--- GOAL ---
Return all of the data exactly as written, without the pictures.

======== DATA SEGMENT ========

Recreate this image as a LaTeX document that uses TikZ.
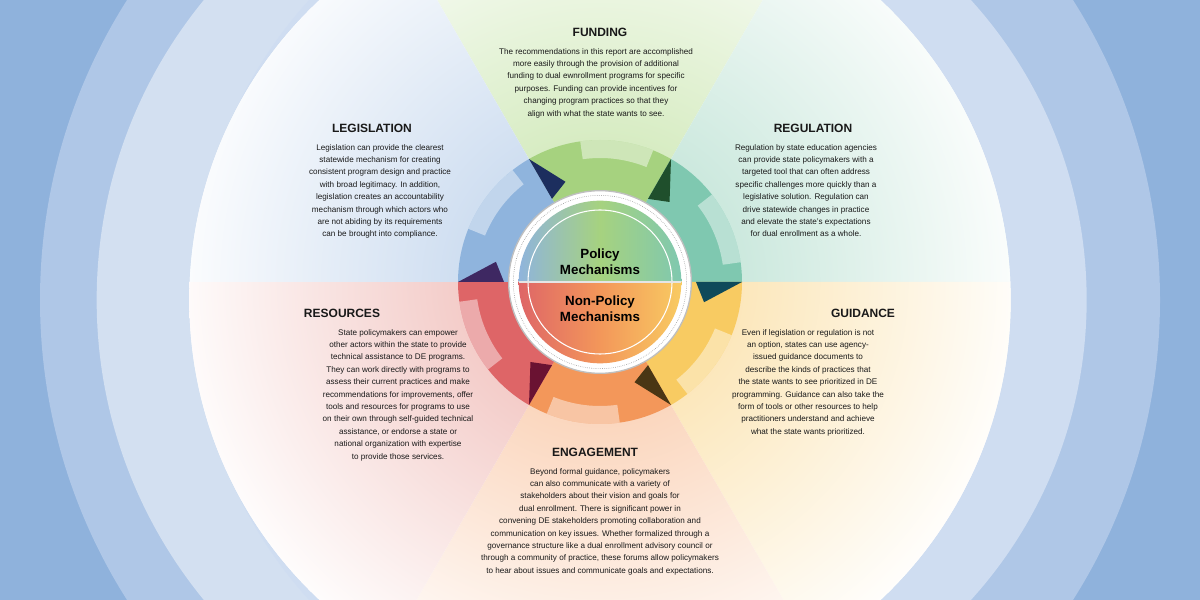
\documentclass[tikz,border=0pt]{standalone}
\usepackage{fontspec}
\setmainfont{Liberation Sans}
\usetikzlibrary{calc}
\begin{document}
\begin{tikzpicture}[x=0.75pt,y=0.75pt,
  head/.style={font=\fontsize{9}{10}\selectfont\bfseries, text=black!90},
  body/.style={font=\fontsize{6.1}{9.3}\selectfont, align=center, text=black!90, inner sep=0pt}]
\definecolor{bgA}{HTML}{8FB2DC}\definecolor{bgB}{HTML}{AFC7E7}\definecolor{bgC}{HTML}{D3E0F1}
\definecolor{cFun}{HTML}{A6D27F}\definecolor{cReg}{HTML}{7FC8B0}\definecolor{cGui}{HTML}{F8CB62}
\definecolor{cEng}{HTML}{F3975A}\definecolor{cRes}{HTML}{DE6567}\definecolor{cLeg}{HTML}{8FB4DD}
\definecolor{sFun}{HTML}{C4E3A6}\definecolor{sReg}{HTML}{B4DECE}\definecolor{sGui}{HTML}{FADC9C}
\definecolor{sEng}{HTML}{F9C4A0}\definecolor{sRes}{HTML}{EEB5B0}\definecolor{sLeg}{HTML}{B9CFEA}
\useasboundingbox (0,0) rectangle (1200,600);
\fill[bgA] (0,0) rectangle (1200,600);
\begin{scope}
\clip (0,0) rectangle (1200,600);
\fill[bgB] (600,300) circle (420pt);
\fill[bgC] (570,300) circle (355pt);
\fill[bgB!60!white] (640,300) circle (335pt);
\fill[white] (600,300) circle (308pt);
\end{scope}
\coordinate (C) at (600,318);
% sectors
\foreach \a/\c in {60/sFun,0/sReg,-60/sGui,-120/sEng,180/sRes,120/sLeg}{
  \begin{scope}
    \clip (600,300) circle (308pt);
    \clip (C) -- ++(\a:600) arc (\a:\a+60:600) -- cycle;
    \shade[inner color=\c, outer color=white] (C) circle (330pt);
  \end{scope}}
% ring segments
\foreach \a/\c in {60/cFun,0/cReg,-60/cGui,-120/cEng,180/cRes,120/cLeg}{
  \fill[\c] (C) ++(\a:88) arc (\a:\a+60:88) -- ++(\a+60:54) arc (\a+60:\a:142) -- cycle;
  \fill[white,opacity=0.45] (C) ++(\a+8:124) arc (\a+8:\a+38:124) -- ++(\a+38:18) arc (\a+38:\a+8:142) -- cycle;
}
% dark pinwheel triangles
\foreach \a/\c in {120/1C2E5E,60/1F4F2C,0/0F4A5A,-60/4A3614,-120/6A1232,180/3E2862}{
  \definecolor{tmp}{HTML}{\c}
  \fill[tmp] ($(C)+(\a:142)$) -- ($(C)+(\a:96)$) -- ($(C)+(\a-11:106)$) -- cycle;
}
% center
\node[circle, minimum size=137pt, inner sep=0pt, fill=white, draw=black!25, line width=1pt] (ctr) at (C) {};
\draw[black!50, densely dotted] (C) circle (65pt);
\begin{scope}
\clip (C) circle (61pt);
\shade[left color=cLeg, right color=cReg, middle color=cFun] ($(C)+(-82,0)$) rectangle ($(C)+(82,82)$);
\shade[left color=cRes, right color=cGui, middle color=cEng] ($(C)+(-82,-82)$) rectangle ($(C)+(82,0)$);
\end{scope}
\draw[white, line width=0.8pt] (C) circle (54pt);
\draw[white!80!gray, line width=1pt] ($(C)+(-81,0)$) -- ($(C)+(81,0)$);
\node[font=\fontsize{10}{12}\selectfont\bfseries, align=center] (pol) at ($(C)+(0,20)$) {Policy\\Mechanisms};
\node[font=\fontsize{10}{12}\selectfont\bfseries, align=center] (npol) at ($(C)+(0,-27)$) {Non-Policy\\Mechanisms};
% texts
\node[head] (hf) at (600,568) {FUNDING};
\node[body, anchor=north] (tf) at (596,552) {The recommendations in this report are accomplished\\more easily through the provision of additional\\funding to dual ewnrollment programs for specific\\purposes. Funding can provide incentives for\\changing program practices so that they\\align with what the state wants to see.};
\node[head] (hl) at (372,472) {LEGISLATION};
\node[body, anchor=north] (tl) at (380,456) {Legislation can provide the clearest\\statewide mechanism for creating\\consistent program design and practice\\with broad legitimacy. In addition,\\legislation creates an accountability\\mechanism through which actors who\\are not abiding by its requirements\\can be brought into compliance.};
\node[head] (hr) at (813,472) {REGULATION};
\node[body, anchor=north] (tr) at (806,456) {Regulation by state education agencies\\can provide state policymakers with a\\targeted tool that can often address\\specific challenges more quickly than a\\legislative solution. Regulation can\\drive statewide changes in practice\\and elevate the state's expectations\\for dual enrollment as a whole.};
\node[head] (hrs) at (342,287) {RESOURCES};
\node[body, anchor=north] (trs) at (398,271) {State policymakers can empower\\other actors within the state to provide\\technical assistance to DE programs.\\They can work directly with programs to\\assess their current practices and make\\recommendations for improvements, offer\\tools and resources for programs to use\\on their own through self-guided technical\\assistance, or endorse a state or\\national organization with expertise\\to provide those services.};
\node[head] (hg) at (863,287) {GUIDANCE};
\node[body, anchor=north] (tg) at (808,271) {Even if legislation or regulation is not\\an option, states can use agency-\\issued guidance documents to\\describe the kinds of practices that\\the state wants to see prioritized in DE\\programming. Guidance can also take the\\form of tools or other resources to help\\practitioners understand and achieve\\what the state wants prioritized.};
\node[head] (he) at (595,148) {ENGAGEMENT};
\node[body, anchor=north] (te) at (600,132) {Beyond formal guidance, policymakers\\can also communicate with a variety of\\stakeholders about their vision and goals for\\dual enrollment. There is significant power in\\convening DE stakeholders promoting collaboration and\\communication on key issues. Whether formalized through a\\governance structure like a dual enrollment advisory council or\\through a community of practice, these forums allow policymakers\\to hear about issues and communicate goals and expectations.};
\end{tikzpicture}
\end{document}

========

--- WRITTEN ANSWER ---
Recreate this image as a LaTeX document that uses TikZ.
\documentclass[tikz,border=0pt]{standalone}
\usepackage{fontspec}
\setmainfont{Liberation Sans}
\usetikzlibrary{calc}
\begin{document}
\begin{tikzpicture}[x=0.75pt,y=0.75pt,
  head/.style={font=\fontsize{9}{10}\selectfont\bfseries, text=black!90},
  body/.style={font=\fontsize{6.1}{9.3}\selectfont, align=center, text=black!90, inner sep=0pt}]
\definecolor{bgA}{HTML}{8FB2DC}\definecolor{bgB}{HTML}{AFC7E7}\definecolor{bgC}{HTML}{D3E0F1}
\definecolor{cFun}{HTML}{A6D27F}\definecolor{cReg}{HTML}{7FC8B0}\definecolor{cGui}{HTML}{F8CB62}
\definecolor{cEng}{HTML}{F3975A}\definecolor{cRes}{HTML}{DE6567}\definecolor{cLeg}{HTML}{8FB4DD}
\definecolor{sFun}{HTML}{C4E3A6}\definecolor{sReg}{HTML}{B4DECE}\definecolor{sGui}{HTML}{FADC9C}
\definecolor{sEng}{HTML}{F9C4A0}\definecolor{sRes}{HTML}{EEB5B0}\definecolor{sLeg}{HTML}{B9CFEA}
\useasboundingbox (0,0) rectangle (1200,600);
\fill[bgA] (0,0) rectangle (1200,600);
\begin{scope}
\clip (0,0) rectangle (1200,600);
\fill[bgB] (600,300) circle (420pt);
\fill[bgC] (570,300) circle (355pt);
\fill[bgB!60!white] (640,300) circle (335pt);
\fill[white] (600,300) circle (308pt);
\end{scope}
\coordinate (C) at (600,318);
% sectors
\foreach \a/\c in {60/sFun,0/sReg,-60/sGui,-120/sEng,180/sRes,120/sLeg}{
  \begin{scope}
    \clip (600,300) circle (308pt);
    \clip (C) -- ++(\a:600) arc (\a:\a+60:600) -- cycle;
    \shade[inner color=\c, outer color=white] (C) circle (330pt);
  \end{scope}}
% ring segments
\foreach \a/\c in {60/cFun,0/cReg,-60/cGui,-120/cEng,180/cRes,120/cLeg}{
  \fill[\c] (C) ++(\a:88) arc (\a:\a+60:88) -- ++(\a+60:54) arc (\a+60:\a:142) -- cycle;
  \fill[white,opacity=0.45] (C) ++(\a+8:124) arc (\a+8:\a+38:124) -- ++(\a+38:18) arc (\a+38:\a+8:142) -- cycle;
}
% dark pinwheel triangles
\foreach \a/\c in {120/1C2E5E,60/1F4F2C,0/0F4A5A,-60/4A3614,-120/6A1232,180/3E2862}{
  \definecolor{tmp}{HTML}{\c}
  \fill[tmp] ($(C)+(\a:142)$) -- ($(C)+(\a:96)$) -- ($(C)+(\a-11:106)$) -- cycle;
}
% center
\node[circle, minimum size=137pt, inner sep=0pt, fill=white, draw=black!25, line width=1pt] (ctr) at (C) {};
\draw[black!50, densely dotted] (C) circle (65pt);
\begin{scope}
\clip (C) circle (61pt);
\shade[left color=cLeg, right color=cReg, middle color=cFun] ($(C)+(-82,0)$) rectangle ($(C)+(82,82)$);
\shade[left color=cRes, right color=cGui, middle color=cEng] ($(C)+(-82,-82)$) rectangle ($(C)+(82,0)$);
\end{scope}
\draw[white, line width=0.8pt] (C) circle (54pt);
\draw[white!80!gray, line width=1pt] ($(C)+(-81,0)$) -- ($(C)+(81,0)$);
\node[font=\fontsize{10}{12}\selectfont\bfseries, align=center] (pol) at ($(C)+(0,20)$) {Policy\\Mechanisms};
\node[font=\fontsize{10}{12}\selectfont\bfseries, align=center] (npol) at ($(C)+(0,-27)$) {Non-Policy\\Mechanisms};
% texts
\node[head] (hf) at (600,568) {FUNDING};
\node[body, anchor=north] (tf) at (596,552) {The recommendations in this report are accomplished\\more easily through the provision of additional\\funding to dual ewnrollment programs for specific\\purposes. Funding can provide incentives for\\changing program practices so that they\\align with what the state wants to see.};
\node[head] (hl) at (372,472) {LEGISLATION};
\node[body, anchor=north] (tl) at (380,456) {Legislation can provide the clearest\\statewide mechanism for creating\\consistent program design and practice\\with broad legitimacy. In addition,\\legislation creates an accountability\\mechanism through which actors who\\are not abiding by its requirements\\can be brought into compliance.};
\node[head] (hr) at (813,472) {REGULATION};
\node[body, anchor=north] (tr) at (806,456) {Regulation by state education agencies\\can provide state policymakers with a\\targeted tool that can often address\\specific challenges more quickly than a\\legislative solution. Regulation can\\drive statewide changes in practice\\and elevate the state's expectations\\for dual enrollment as a whole.};
\node[head] (hrs) at (342,287) {RESOURCES};
\node[body, anchor=north] (trs) at (398,271) {State policymakers can empower\\other actors within the state to provide\\technical assistance to DE programs.\\They can work directly with programs to\\assess their current practices and make\\recommendations for improvements, offer\\tools and resources for programs to use\\on their own through self-guided technical\\assistance, or endorse a state or\\national organization with expertise\\to provide those services.};
\node[head] (hg) at (863,287) {GUIDANCE};
\node[body, anchor=north] (tg) at (808,271) {Even if legislation or regulation is not\\an option, states can use agency-\\issued guidance documents to\\describe the kinds of practices that\\the state wants to see prioritized in DE\\programming. Guidance can also take the\\form of tools or other resources to help\\practitioners understand and achieve\\what the state wants prioritized.};
\node[head] (he) at (595,148) {ENGAGEMENT};
\node[body, anchor=north] (te) at (600,132) {Beyond formal guidance, policymakers\\can also communicate with a variety of\\stakeholders about their vision and goals for\\dual enrollment. There is significant power in\\convening DE stakeholders promoting collaboration and\\communication on key issues. Whether formalized through a\\governance structure like a dual enrollment advisory council or\\through a community of practice, these forums allow policymakers\\to hear about issues and communicate goals and expectations.};
\end{tikzpicture}
\end{document}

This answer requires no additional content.